Even the US supreme court was baffled by conservatives’ attack on abortion pills | Moira Donegan
The anti-choice case relies on outlandish legal leaps. And if they can't win there, they'll redouble efforts to win the White House
It is a testament to how weak the plaintiffs' case is that the justices seemed so skeptical. Erin Hawley, a lawyer for the far-right antifeminist litigation shop Alliance Defending Freedom and the spouse of conservative US senator Josh Hawley, usually gets a much warmer reception at One First Street. But in Tuesday's oral arguments in Alliance for Hippocratic Medicine v FDA - a lawsuit which seeks to challenge FDA approval of the abortion drug mifepristone, and specifically to reverse regulatory changes that made the drug more easily accessible - she was on the defensive.
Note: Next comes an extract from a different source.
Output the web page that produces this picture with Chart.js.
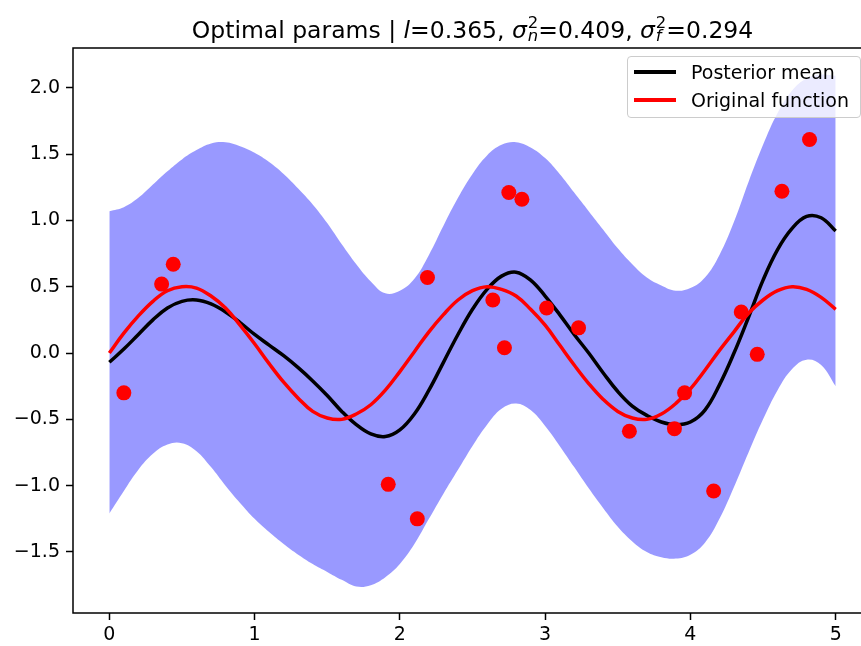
<!DOCTYPE html>
<html>
<head>
<meta charset="utf-8">
<script src="https://cdn.jsdelivr.net/npm/chart.js@4.4.1/dist/chart.umd.min.js"></script>
<style>
    html, body { margin: 0; padding: 0; background: #fff; overflow: hidden; }
    #wrap { position: relative; width: 880px; height: 646px; }
    #title {
        position: absolute; left: 0; top: 14px; width: 945px;
        text-align: center; white-space: nowrap;
        font: 23.5px "DejaVu Sans"; line-height: 28px; color: #000;
    }
    #title i { font-style: italic; }
    .st { display: inline-block; position: relative; width: 0.48em; height: 1em; }
    .st .up, .st .dn { position: absolute; left: 0.05em; font-size: 0.7em; line-height: normal; }
    .st .up { top: -0.05em; }
    .st .dn { top: 0.75em; }
    #legend {
        position: absolute; left: 627px; top: 56px; width: 234px; height: 62px;
        box-sizing: border-box; border: 1px solid #ccc; border-radius: 4px;
        background: rgba(255, 255, 255, 0.8);
        font: 19px "DejaVu Sans"; color: #000; padding-top: 1px;
    }
    .row { position: relative; height: 28px; line-height: 28px; padding-left: 63px; white-space: nowrap; }
    .sw { position: absolute; left: 6px; top: 12px; width: 42px; height: 3.5px; }
</style>
</head>
<body>
<div id="wrap">
    <canvas id="gpChart" width="880" height="646"></canvas>
    <div id="title">Optimal params | <i>l</i>=0.365, <i>σ</i><span class="st"><span class="up">2</span><span class="dn"><i>n</i></span></span>=0.409, <i>σ</i><span class="st"><span class="up">2</span><span class="dn"><i>f</i></span></span>=0.294</div>
    <div id="legend">
        <div class="row"><span class="sw" style="background:#000"></span>Posterior mean</div>
        <div class="row"><span class="sw" style="background:#ff0000"></span>Original function</div>
    </div>
</div>
<script>
// grid of x values for the curves
const xs = [0.0, 0.1, 0.2, 0.3, 0.4, 0.5, 0.6, 0.7, 0.8, 0.9,
    1.0, 1.1, 1.2, 1.3, 1.4, 1.5, 1.6, 1.7, 1.8, 1.9,
    2.0, 2.1, 2.2, 2.3, 2.4, 2.5, 2.6, 2.7, 2.8, 2.9,
    3.0, 3.1, 3.2, 3.3, 3.4, 3.5, 3.6, 3.7, 3.8, 3.9,
    4.0, 4.1, 4.2, 4.3, 4.4, 4.5, 4.6, 4.7, 4.8, 4.9, 5.0];

// posterior mean (black)
const meanY = [-0.07, 0.03, 0.14, 0.25, 0.34, 0.39, 0.40, 0.37, 0.31, 0.23,
    0.14, 0.06, -0.02, -0.11, -0.21, -0.32, -0.44, -0.54, -0.61, -0.63,
    -0.58, -0.46, -0.28, -0.07, 0.14, 0.33, 0.48, 0.58, 0.61, 0.55,
    0.43, 0.29, 0.14, 0.00, -0.15, -0.29, -0.40, -0.47, -0.52, -0.54,
    -0.52, -0.43, -0.24, 0.00, 0.27, 0.55, 0.78, 0.94, 1.03, 1.02, 0.92];

// original function (red)
const trueY = [0.00, 0.15, 0.28, 0.39, 0.47, 0.50, 0.49, 0.43, 0.34, 0.21,
    0.07, -0.08, -0.22, -0.34, -0.44, -0.49, -0.50, -0.46, -0.39, -0.28,
    -0.14, 0.01, 0.16, 0.29, 0.40, 0.47, 0.50, 0.48, 0.43, 0.33,
    0.21, 0.06, -0.09, -0.23, -0.35, -0.44, -0.49, -0.50, -0.46, -0.38,
    -0.27, -0.13, 0.02, 0.16, 0.30, 0.40, 0.47, 0.50, 0.48, 0.42, 0.33];

// uncertainty band edges
const upperY = [1.07, 1.10, 1.17, 1.27, 1.37, 1.46, 1.53, 1.58, 1.59, 1.56,
    1.51, 1.44, 1.35, 1.24, 1.12, 0.98, 0.82, 0.67, 0.54, 0.45,
    0.47, 0.56, 0.74, 0.96, 1.17, 1.35, 1.49, 1.57, 1.59, 1.55,
    1.47, 1.35, 1.21, 1.07, 0.93, 0.79, 0.67, 0.57, 0.51, 0.47,
    0.49, 0.57, 0.74, 0.99, 1.29, 1.57, 1.81, 1.98, 2.07, 2.10, 2.09];
const lowerY = [-1.21, -1.04, -0.88, -0.76, -0.69, -0.68, -0.74, -0.86, -1.00, -1.13,
    -1.25, -1.35, -1.44, -1.52, -1.59, -1.65, -1.71, -1.76, -1.75, -1.69,
    -1.59, -1.44, -1.25, -1.06, -0.88, -0.70, -0.54, -0.42, -0.38, -0.43,
    -0.55, -0.70, -0.86, -1.02, -1.17, -1.31, -1.42, -1.50, -1.54, -1.55,
    -1.52, -1.43, -1.25, -1.01, -0.75, -0.50, -0.28, -0.12, -0.05, -0.09, -0.25];

// noisy observations
const obsX = [0.10, 0.36, 0.44, 1.92, 2.12, 2.19, 2.64, 2.72, 2.75, 2.84,
    3.01, 3.23, 3.58, 3.89, 3.96, 4.16, 4.35, 4.46, 4.63, 4.82];
const obsY = [-0.30, 0.52, 0.67, -0.99, -1.25, 0.57, 0.40, 0.04, 1.21, 1.16,
    0.34, 0.19, -0.59, -0.57, -0.30, -1.04, 0.31, -0.01, 1.22, 1.61];

const xTicks = [0, 1, 2, 3, 4, 5];
const yTicks = [-1.5, -1.0, -0.5, 0.0, 0.5, 1.0, 1.5, 2.0];

const toPts = ys => xs.map((x, i) => ({ x: x, y: ys[i] }));

// box around the plot area like matplotlib spines
const frame = {
    id: 'frame',
    afterDraw(chart) {
        const a = chart.chartArea, ctx = chart.ctx;
        ctx.save();
        ctx.strokeStyle = '#000';
        ctx.lineWidth = 1.5;
        ctx.strokeRect(a.left, a.top, a.right - a.left, a.bottom - a.top);
        ctx.restore();
    }
};

Chart.defaults.font.family = '"DejaVu Sans"';
Chart.defaults.color = '#000';

const tickGrid = { drawOnChartArea: false, drawTicks: true, tickLength: 7, tickColor: '#000', tickWidth: 1.5 };

new Chart(document.getElementById('gpChart'), {
    type: 'line',
    data: {
        datasets: [
            {
                type: 'scatter', label: 'Observations',
                data: obsX.map((x, i) => ({ x: x, y: obsY[i] })),
                backgroundColor: '#ff0000', borderWidth: 0, pointRadius: 7.5, order: 0
            },
            {
                label: 'Original function', data: toPts(trueY),
                borderColor: '#ff0000', borderWidth: 3.5, pointRadius: 0, tension: 0.4, fill: false, order: 1
            },
            {
                label: 'Posterior mean', data: toPts(meanY),
                borderColor: '#000', borderWidth: 3.5, pointRadius: 0, tension: 0.4, fill: false, order: 2
            },
            {
                label: 'upper', data: toPts(upperY),
                borderWidth: 0, pointRadius: 0, tension: 0.4,
                backgroundColor: 'rgba(0, 0, 255, 0.4)', fill: '+1', order: 3
            },
            {
                label: 'lower', data: toPts(lowerY),
                borderWidth: 0, pointRadius: 0, tension: 0.4, fill: false, order: 4
            }
        ]
    },
    options: {
        responsive: false,
        animation: false,
        layout: { padding: { top: 48, right: 8, left: 0, bottom: 0 } },
        plugins: { legend: { display: false }, title: { display: false }, tooltip: { enabled: false } },
        scales: {
            x: {
                type: 'linear', min: -0.25, max: 5.25,
                afterBuildTicks: s => { s.ticks = xTicks.map(v => ({ value: v })); },
                afterFit: s => { s.height = 33; },
                grid: tickGrid, border: { display: false },
                ticks: { font: { size: 19 }, padding: 4, maxRotation: 0, callback: v => String(v) }
            },
            y: {
                type: 'linear', min: -1.96, max: 2.30,
                afterBuildTicks: s => { s.ticks = yTicks.map(v => ({ value: v })); },
                afterFit: s => { s.width = 73; },
                grid: tickGrid, border: { display: false },
                ticks: { font: { size: 19 }, padding: 6, callback: v => v.toFixed(1).replace('-', '\u2212') }
            }
        }
    },
    plugins: [frame]
});
</script>
</body>
</html>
The three Democratic appointees, along with Republican justices Gorsuch, Kavanaugh and Roberts, all signaled at least some skepticism of her clients' claims to legal standing. Amy Coney Barrett, the Trump appointee known for her maximalist religious commitments, struggled to help Hawley establish a convincing merits case to restrict access to the drug. And the far-right extremists Sam Alito and Thomas Gorsuch spent their question time signalling their support for the Comstock Act, a long-obscure and once-forgotten 1871 statute that some anti-choice lawyers say could be used to ban abortion nationwide by executive order.